President Mnangagwa promised a new-look Cabinet of high-end talent and yesterday he delivered with a core of seasoned political leaders joined by lot of new faces, almost all being top professionals in their spheres now “doing their bit” for their country and several preparing to make their maiden speechs in Parliament from the ministerial front bench.
Like any first class leader, he wants to surround himself with first class people. It is a team he can lead, but not one he can dominate. Zimbabwe has a Cabinet where there will obviously be serious debate before final decisions are taken, not one where the result is pre-ordained and the chatter is just for show.
The President also promised that the economy was the top priority and that for the next five years economics would dominate over politics.
He delivered on both promises – talent and economic priority – with his choice of the new Finance Minister, Professor Mthuli Ncube, who is quite simply the top economist who is a citizen of Zimbabwe. He has an international reputation as an academic, economist and banker and it is interesting that he accepted the offer of the Finance Ministry; there are posts he could easily fill that offer far more in the way of financial rewards with less risk than being a Zimbabwean Cabinet minister.
We assume that there must have been some serious heart-to-heart discussions between the President and his new Finance Minister before the offer was made and accepted. Both, interestingly, were at the World Economic Forum’s Davos meeting in January, the President with a late invitation given after his inauguration and his promises to fix the economy, and Prof Ncube already there by right, as chairman of one of the principal committees under the WEF.
There must have been a meeting of minds. President Mnangagwa must have been impressed over the advice he was offered on what was needed to turn the economy around, and found the suggestions politically feasible and the results politically highly desirable.
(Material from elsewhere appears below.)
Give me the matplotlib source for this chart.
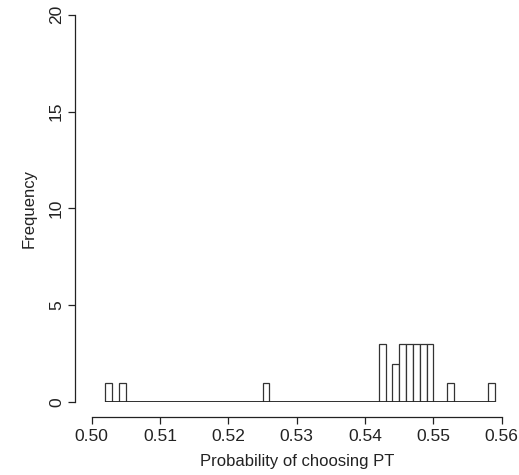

And Prof Ncube in turn finding that he could work with the President should he agree to move from the top academic and advisory roles he held and get his hands greasy as he moved into the creaky engine rooms of the Zimbabwean economy.
These sort of relationships cannot work unless there is a great deal of agreement and a high level of mutual respect. And there must be trust, the President trusting that the top technocrat he has brought aboard can deliver, and the technocrat in turn trusting that he will be given the high-end political backing he needs and that the President he serves can sell the policies that are required.
There are no guarantees in this world, but there have been several pairings of top political and economic talent in other countries over the past few decades that have seen countries move from disasters or near disasters to fast-growing economies with growing prosperity for all. We hope this new pairing will join the list.
Whatever else can be said, and already that appointment is a major talking point of the new Cabinet, it is definitely not window dressing. Prof Ncube’s reputation has been built on solid achievement in the academic and banking worlds and he would not demean himself with a PR job; patriotism will only go so far. He will want another solid achievement to enhance his reputation as well as, more importantly, make his service to his country worthwhile.
While Prof Ncube’s appointment might grab more international headlines, it is in many ways an example of the stress President Mnangagwa has placed on professional and public reputation outside the political sphere when making appointments.
A highly regarded hospital administrator, and one who carried the community he served with him, in the Health Ministry. Respected educationalists take over the education ministries, Zimbabwe’s top Olympic athlete heads the sports ministry. It is always useful when ministers move into their offices if the officials they work with, the professionals they need to consult and the public they serve all recognise that at least those in the posts know what they are talking about and can take a lead by personal ability and reputation rather than by the title on the door.
It is a strong team with a mandate to deliver.
He has also kept the Cabinet tight: 20 departmental ministers plus himself and his two Vice-Presidents. This is enough to direct the Government but still avoid passengers (and we need to remember that the President has promised prompt replacement of any minister who takes a passenger seat rather than a driver’s seat) and is a small enough group to allow serious consideration of policies in finite time.
Zimbabwe is in for an interesting and exciting time with that team.